--- DATA ---
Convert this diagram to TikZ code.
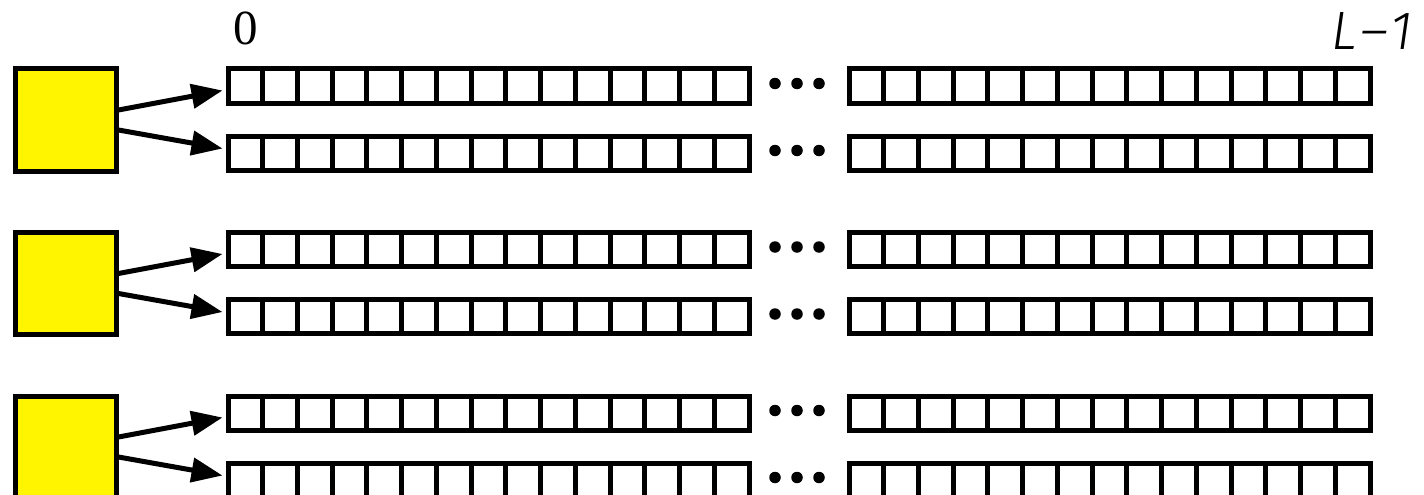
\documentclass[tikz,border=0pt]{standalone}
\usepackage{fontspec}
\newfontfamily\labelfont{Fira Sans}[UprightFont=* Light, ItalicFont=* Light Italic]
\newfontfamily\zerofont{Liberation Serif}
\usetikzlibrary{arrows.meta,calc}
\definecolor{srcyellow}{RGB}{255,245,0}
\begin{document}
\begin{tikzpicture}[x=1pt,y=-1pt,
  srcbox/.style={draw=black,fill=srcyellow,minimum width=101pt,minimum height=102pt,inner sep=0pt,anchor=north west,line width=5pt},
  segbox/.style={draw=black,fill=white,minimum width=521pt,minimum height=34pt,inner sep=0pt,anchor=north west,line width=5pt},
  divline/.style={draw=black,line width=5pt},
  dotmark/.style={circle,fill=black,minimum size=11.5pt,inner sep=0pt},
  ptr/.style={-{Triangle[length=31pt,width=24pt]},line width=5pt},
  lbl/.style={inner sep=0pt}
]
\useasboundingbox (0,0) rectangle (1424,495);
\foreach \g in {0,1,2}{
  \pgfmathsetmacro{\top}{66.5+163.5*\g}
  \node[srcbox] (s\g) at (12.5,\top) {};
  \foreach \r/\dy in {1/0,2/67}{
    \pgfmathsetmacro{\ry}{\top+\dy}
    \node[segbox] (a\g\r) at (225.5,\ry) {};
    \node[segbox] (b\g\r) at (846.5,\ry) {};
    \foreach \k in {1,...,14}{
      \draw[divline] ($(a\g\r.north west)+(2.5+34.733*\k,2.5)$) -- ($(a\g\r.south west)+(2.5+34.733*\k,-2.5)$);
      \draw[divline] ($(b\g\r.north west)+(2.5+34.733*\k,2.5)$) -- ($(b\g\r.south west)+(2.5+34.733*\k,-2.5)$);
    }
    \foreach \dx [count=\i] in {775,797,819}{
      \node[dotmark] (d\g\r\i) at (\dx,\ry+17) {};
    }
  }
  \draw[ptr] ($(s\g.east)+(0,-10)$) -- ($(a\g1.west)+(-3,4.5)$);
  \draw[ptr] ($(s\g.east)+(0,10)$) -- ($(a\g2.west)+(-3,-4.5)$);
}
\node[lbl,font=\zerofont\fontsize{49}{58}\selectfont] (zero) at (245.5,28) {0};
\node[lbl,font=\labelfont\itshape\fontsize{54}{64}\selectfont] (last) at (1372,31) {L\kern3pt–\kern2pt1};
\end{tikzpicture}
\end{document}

--- REQUIRED WORK ---
Repeat the data exactly, without the pictures.

--- PROBLEM SOLUTION ---
Convert this diagram to TikZ code.
\documentclass[tikz,border=0pt]{standalone}
\usepackage{fontspec}
\newfontfamily\labelfont{Fira Sans}[UprightFont=* Light, ItalicFont=* Light Italic]
\newfontfamily\zerofont{Liberation Serif}
\usetikzlibrary{arrows.meta,calc}
\definecolor{srcyellow}{RGB}{255,245,0}
\begin{document}
\begin{tikzpicture}[x=1pt,y=-1pt,
  srcbox/.style={draw=black,fill=srcyellow,minimum width=101pt,minimum height=102pt,inner sep=0pt,anchor=north west,line width=5pt},
  segbox/.style={draw=black,fill=white,minimum width=521pt,minimum height=34pt,inner sep=0pt,anchor=north west,line width=5pt},
  divline/.style={draw=black,line width=5pt},
  dotmark/.style={circle,fill=black,minimum size=11.5pt,inner sep=0pt},
  ptr/.style={-{Triangle[length=31pt,width=24pt]},line width=5pt},
  lbl/.style={inner sep=0pt}
]
\useasboundingbox (0,0) rectangle (1424,495);
\foreach \g in {0,1,2}{
  \pgfmathsetmacro{\top}{66.5+163.5*\g}
  \node[srcbox] (s\g) at (12.5,\top) {};
  \foreach \r/\dy in {1/0,2/67}{
    \pgfmathsetmacro{\ry}{\top+\dy}
    \node[segbox] (a\g\r) at (225.5,\ry) {};
    \node[segbox] (b\g\r) at (846.5,\ry) {};
    \foreach \k in {1,...,14}{
      \draw[divline] ($(a\g\r.north west)+(2.5+34.733*\k,2.5)$) -- ($(a\g\r.south west)+(2.5+34.733*\k,-2.5)$);
      \draw[divline] ($(b\g\r.north west)+(2.5+34.733*\k,2.5)$) -- ($(b\g\r.south west)+(2.5+34.733*\k,-2.5)$);
    }
    \foreach \dx [count=\i] in {775,797,819}{
      \node[dotmark] (d\g\r\i) at (\dx,\ry+17) {};
    }
  }
  \draw[ptr] ($(s\g.east)+(0,-10)$) -- ($(a\g1.west)+(-3,4.5)$);
  \draw[ptr] ($(s\g.east)+(0,10)$) -- ($(a\g2.west)+(-3,-4.5)$);
}
\node[lbl,font=\zerofont\fontsize{49}{58}\selectfont] (zero) at (245.5,28) {0};
\node[lbl,font=\labelfont\itshape\fontsize{54}{64}\selectfont] (last) at (1372,31) {L\kern3pt–\kern2pt1};
\end{tikzpicture}
\end{document}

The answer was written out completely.